I thought of this experience as I was reading this story from Acts of the Apostles. Here are the disciples, sent on mission by Christ and now on their own, testing their wings for the first time. A power has been unleashed within them and miracles are taking place, but it’s not a power they can control. At the same time as they are experiencing signs of success, they are also encountering challenges they have not known before: opposition from religious leaders, arrest and imprisonment, persecution and the threat of physical harm or even death.
I feel certain that the Risen Christ is watching them, offering love and support, rejoicing with them when they get it right, and suffering with them when things go wrong. He saw their fear and trepidation in the wake of the crucifixion, and now I imagine him watching them with parental pride as they flex their ministry muscles for the first time on their own.
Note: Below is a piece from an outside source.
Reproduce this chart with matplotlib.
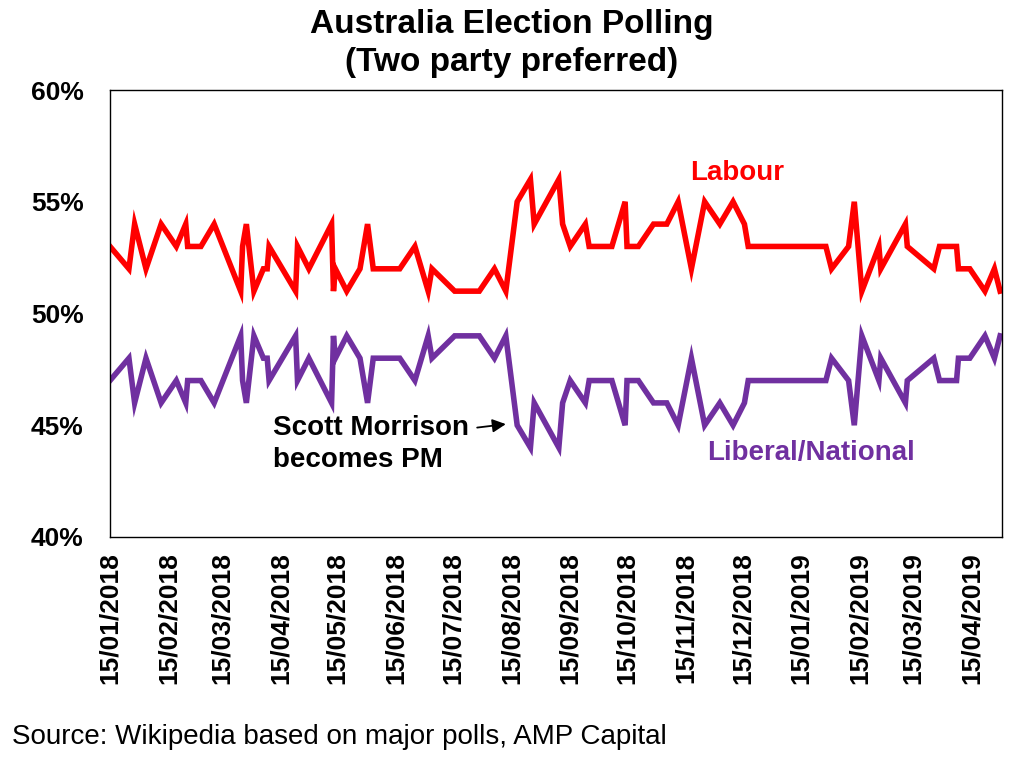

It is always remarkable for me to see how God entrusts God’s mission in the world to us human beings, who are plagued by weaknesses and faults. It was not long ago that all of these disciples abandoned Jesus in his hour of great need, and yet their past infidelities and failures do not prevent them from being chosen and sent to proclaim his Good News and to carry on his ministry. What a great consolation for us, who are trying our best to fly but are not always graceful or effective.